## Begin
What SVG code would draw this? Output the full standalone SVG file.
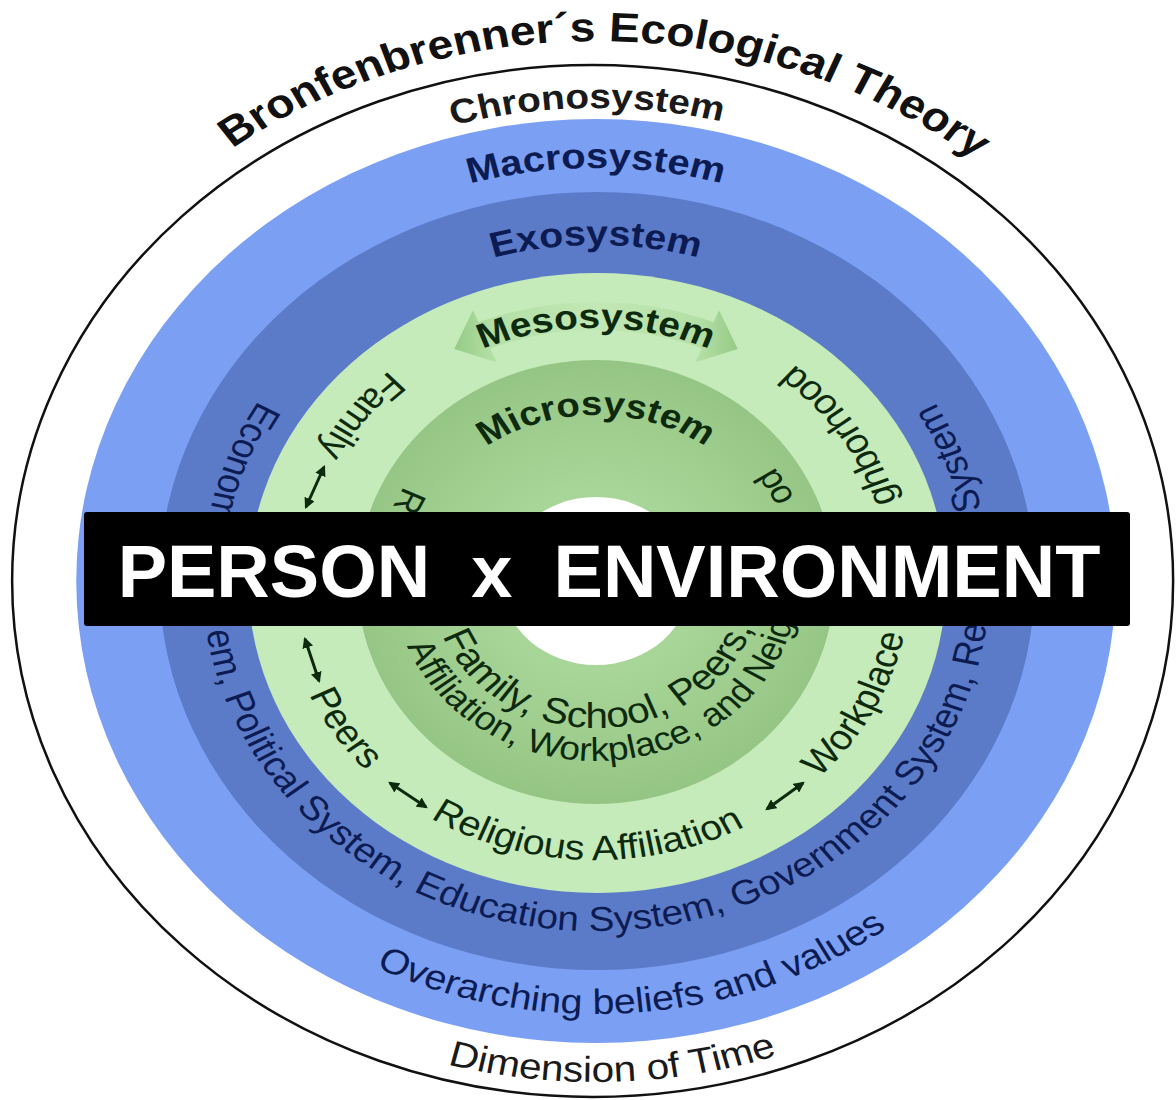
<svg xmlns="http://www.w3.org/2000/svg" width="1176" height="1100" viewBox="0 0 1176 1100">
<defs>
<style>
.t{font-family:"Liberation Sans",Arial,Helvetica,sans-serif}
.hd{font-weight:bold;text-anchor:middle}
.navy{fill:#0c1b52}
.grn{fill:#0e2a0e}
.dk{fill:#1a1a1a}
.dbl{stroke:#0e2a0e;stroke-width:3;fill:none;marker-start:url(#ah);marker-end:url(#ah)}
</style>
<marker id="ah" viewBox="0 0 10 10" refX="8" refY="5" markerWidth="11" markerHeight="11" markerUnits="userSpaceOnUse" orient="auto-start-reverse">
<path d="M0,0 L10,5 L0,10 z" fill="#0e2a0e"/>
</marker>
<path id="p-title" d="M -540,0 A 540 540 0 0 1 540,0"/>
<path id="p-chrono" d="M -473,0 A 473 473 0 0 1 473,0"/>
<path id="p-macro" d="M -413,0 A 413 413 0 0 1 413,0"/>
<path id="p-exo" d="M -336,0 A 336 336 0 0 1 336,0"/>
<path id="p-meso" d="M -253,0 A 253 253 0 0 1 253,0"/>
<path id="p-micro" d="M -166,0 A 166 166 0 0 1 166,0"/>
<path id="r501" d="M 0,-501 A 501 501 0 0 0 0,501 A 501 501 0 0 0 0,-501"/>
<path id="r433" d="M 0,-433 A 433 433 0 0 0 0,433 A 433 433 0 0 0 0,-433"/>
<path id="r350" d="M 0,-350 A 350 350 0 0 0 0,350 A 350 350 0 0 0 0,-350"/>
<path id="r279" d="M 0,-279 A 279 279 0 0 0 0,279 A 279 279 0 0 0 0,-279"/>
<path id="r195" d="M 0,-195 A 195 195 0 0 0 0,195 A 195 195 0 0 0 0,-195"/>
<path id="r180" d="M 0,-180 A 180 180 0 0 0 0,180 A 180 180 0 0 0 0,-180"/>
<path id="r147" d="M 0,-147 A 147 147 0 0 0 0,147 A 147 147 0 0 0 0,-147"/>
<radialGradient id="gMicro" cx="0" cy="0" r="222" gradientUnits="userSpaceOnUse">
<stop offset="0.4" stop-color="#a8d699"/>
<stop offset="1" stop-color="#95c584"/>
</radialGradient>
<linearGradient id="gArrow" x1="0" y1="0" x2="1" y2="0">
<stop offset="0" stop-color="#96ca86"/>
<stop offset="0.13" stop-color="#b3dfa5"/>
<stop offset="0.5" stop-color="#c2e8b5"/>
<stop offset="0.87" stop-color="#b3dfa5"/>
<stop offset="1" stop-color="#96ca86"/>
</linearGradient>
</defs>
<rect width="1176" height="1100" fill="#ffffff"/>
<g id="diagram" transform="translate(596,581) scale(1.125,1)">
  <g id="chronosystem">
    <circle cx="-3" cy="0" r="516" fill="#ffffff" stroke="#111111" stroke-width="2.5" vector-effect="non-scaling-stroke"/>
    <text class="t hd" font-size="41" fill="#111111"><textPath href="#p-title" startOffset="857">Bronfenbrenner´s Ecological Theory</textPath></text>
    <text class="t hd dk" font-size="34.5"><textPath href="#p-chrono" startOffset="735">Chronosystem</textPath></text>
    <text class="t dk" font-size="36" text-anchor="middle"><textPath href="#r501" startOffset="1589">Dimension of Time</textPath></text>
  </g>
  <g id="macrosystem">
    <circle cx="0" cy="0" r="462" fill="#7a9ff3"/>
    <text class="t hd navy" font-size="35.5"><textPath href="#p-macro" startOffset="50%">Macrosystem</textPath></text>
    <text class="t navy" font-size="35" text-anchor="middle"><textPath href="#r433" startOffset="1397">Overarching beliefs and values</textPath></text>
  </g>
  <g id="exosystem">
    <circle cx="1" cy="0" r="389" fill="#5b7bc9"/>
    <text class="t hd navy" font-size="35"><textPath href="#p-exo" startOffset="50%">Exosystem</textPath></text>
    <text class="t navy" font-size="34.5"><textPath href="#r350" startOffset="360">Econom</textPath></text>
    <text class="t navy" font-size="34.5"><textPath href="#r350" startOffset="600">em, Political System, Education System, Government System, Re</textPath></text>
    <text class="t navy" font-size="34.5"><textPath href="#r350" startOffset="1721">System</textPath></text>
  </g>
  <g id="mesosystem">
    <circle cx="1" cy="2" r="310" fill="#c4ebb9"/>
    <path d="M -104.5,-258.7 A 279 279 0 0 1 104.5,-258.7 L 109.4,-270.7 L 126,-232 L 88.4,-218.8 L 94,-232.7 A 251 251 0 0 0 -94,-232.7 L -88.4,-218.8 L -126,-232 L -109.4,-270.7 Z" fill="url(#gArrow)"/>
    <text class="t hd grn" font-size="34.5"><textPath href="#p-meso" startOffset="50%">Mesosystem</textPath></text>
    <g class="t grn" font-size="35">
      <text><textPath href="#r279" startOffset="200">Family</textPath></text>
      <text><textPath href="#r279" startOffset="555">Peers</textPath></text>
      <text><textPath href="#r279" startOffset="721">Religious Affiliation</textPath></text>
      <text><textPath href="#r279" startOffset="1096">Workplace</textPath></text>
      <text><textPath href="#r279" startOffset="1395">ghborhood</textPath></text>
    </g>
  </g>
  <g id="microsystem">
    <ellipse cx="0" cy="1" rx="212" ry="222" fill="url(#gMicro)"/>
    <text class="t hd grn" font-size="34"><textPath href="#p-micro" startOffset="50%">Microsystem</textPath></text>
    <g class="t grn">
      <text font-size="33"><textPath href="#r195" startOffset="207">R</textPath></text>
      <text font-size="36"><textPath href="#r147" startOffset="287">Family, School, Peers,</textPath></text>
      <text font-size="33"><textPath href="#r180" startOffset="349">Affiliation, Workplace, and Neig</textPath></text>
      <text font-size="33"><textPath href="#r195" startOffset="1004">od</textPath></text>
    </g>
  </g>
  <g id="person">
    <ellipse cx="0" cy="0" rx="84" ry="84" fill="#ffffff"/>
  </g>
</g>
<g id="connectors">
  <line class="dbl" x1="324" y1="467" x2="306" y2="507"/>
  <line class="dbl" x1="305" y1="639" x2="319" y2="681"/>
  <line class="dbl" x1="390" y1="783" x2="426" y2="807"/>
  <line class="dbl" x1="767" y1="809" x2="803" y2="783"/>
</g>
<g id="label-person-environment">
  <rect x="84" y="512" width="1046" height="114" rx="3" fill="#000000"/>
  <text class="t" x="609" y="597" font-size="74" font-weight="bold" fill="#ffffff" text-anchor="middle">PERSON &#160;x &#160;ENVIRONMENT</text>
</g>
</svg>
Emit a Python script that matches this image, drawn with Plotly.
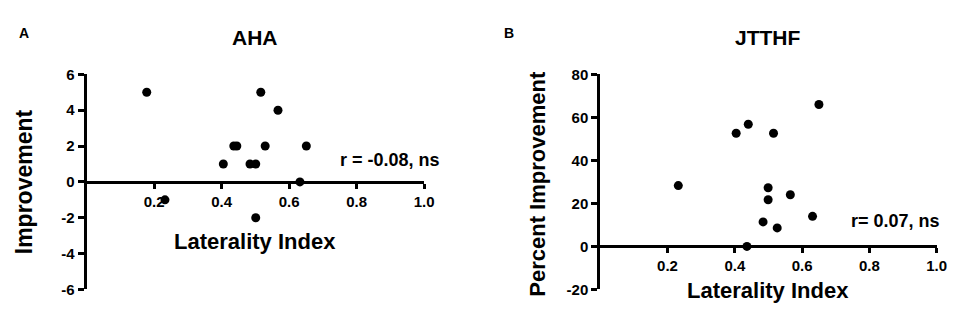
import plotly.graph_objects as go

# Panel A: AHA
aha_li = [0.178, 0.232, 0.405, 0.436, 0.445, 0.484, 0.501, 0.516, 0.567, 0.529, 0.651, 0.632, 0.501]
aha_imp = [5, -1, 1, 2, 2, 1, 1, 5, 4, 2, 2, 0, -2]

# Panel B: JTTHF
jt_li = [0.232, 0.404, 0.440, 0.515, 0.650, 0.499, 0.499, 0.565, 0.631, 0.484, 0.526, 0.436]
jt_imp = [28.3, 52.6, 56.8, 52.6, 66.0, 27.3, 21.7, 24.0, 14.0, 11.4, 8.6, 0]

x_ticks = [0.2, 0.4, 0.6, 0.8, 1.0]
x_ticktext = ["0.2", "0.4", "0.6", "0.8", "1.0"]
a_yticks = [-6, -4, -2, 0, 2, 4, 6]
a_yticktext = ["-6", "-4", "-2", "0", "2", "4", "6"]
b_yticks = [-20, 0, 20, 40, 60, 80]
b_yticktext = ["-20", "0", "20", "40", "60", "80"]

W, H = 957, 309
FONT = "Liberation Sans, Arial, sans-serif"

ydom = [1 - 288.3 / H, 1 - 60.7 / H]
a_xdom = [79.5 / W, 420.5 / W]
b_xdom = [598.5 / W, 938.5 / W]
a_yr = [-6, 6]
b_yr = [-20, 80]


def zero_pos(yr):
    return ydom[0] + (0 - yr[0]) / (yr[1] - yr[0]) * (ydom[1] - ydom[0])


fig = go.Figure()
fig.add_trace(go.Scatter(x=aha_li, y=aha_imp, mode="markers",
                         marker=dict(color="black", size=9),
                         xaxis="x", yaxis="y", showlegend=False, cliponaxis=False))
fig.add_trace(go.Scatter(x=jt_li, y=jt_imp, mode="markers",
                         marker=dict(color="black", size=9),
                         xaxis="x2", yaxis="y2", showlegend=False, cliponaxis=False))

tickfont = dict(family=FONT, size=15, color="black", weight="bold")
common_x = dict(range=[0, 1.0], tickvals=x_ticks, ticktext=x_ticktext,
                showline=True, linewidth=3, linecolor="black",
                ticks="outside", ticklen=5, tickwidth=3, tickcolor="black",
                showgrid=False, zeroline=False, tickfont=tickfont, anchor="free")
common_y = dict(showline=True, linewidth=3, linecolor="black",
                ticks="outside", ticklen=6, tickwidth=3, tickcolor="black",
                showgrid=False, zeroline=False, tickfont=tickfont, domain=ydom)

fig.update_layout(
    width=W, height=H,
    margin=dict(l=0, r=0, t=0, b=0),
    paper_bgcolor="white", plot_bgcolor="white",
    xaxis=dict(domain=a_xdom, position=zero_pos(a_yr), **common_x),
    yaxis=dict(range=a_yr, tickvals=a_yticks, ticktext=a_yticktext, anchor="x", **common_y),
    xaxis2=dict(domain=b_xdom, position=zero_pos(b_yr), **common_x),
    yaxis2=dict(range=b_yr, tickvals=b_yticks, ticktext=b_yticktext, anchor="x2", **common_y),
)


def ann(text, x, y, size, angle=0):
    fig.add_annotation(text=text, x=x / W, y=1 - y / H, xref="paper", yref="paper",
                       showarrow=False, textangle=angle,
                       font=dict(family=FONT, size=size, color="black", weight="bold"),
                       xanchor="center", yanchor="middle")


ann("A", 16, 17, 14)
ann("B", 506, 17, 14)
ann("AHA", 250, 22, 21)
ann("JTTHF", 768, 22, 21)
ann("Laterality Index", 250, 238, 22)
ann("Laterality Index", 768, 289, 22)
ann("Improvement", 17, 174, 23, -90)
ann("Percent Improvement", 535, 176, 22, -90)
ann("r = -0.08, ns", 386, 151, 18)
ann("r= 0.07, ns", 897, 216, 18)

fig.write_html("out.html")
## End
Give again, word for word, the lines from the one that contains "Emit a Python" to the one that contains "4, 2, 2, 0, -2]", both included. Omit the pictures.

** TASK RESULT **
Emit a Python script that matches this image, drawn with Plotly.
import plotly.graph_objects as go

# Panel A: AHA
aha_li = [0.178, 0.232, 0.405, 0.436, 0.445, 0.484, 0.501, 0.516, 0.567, 0.529, 0.651, 0.632, 0.501]
aha_imp = [5, -1, 1, 2, 2, 1, 1, 5, 4, 2, 2, 0, -2]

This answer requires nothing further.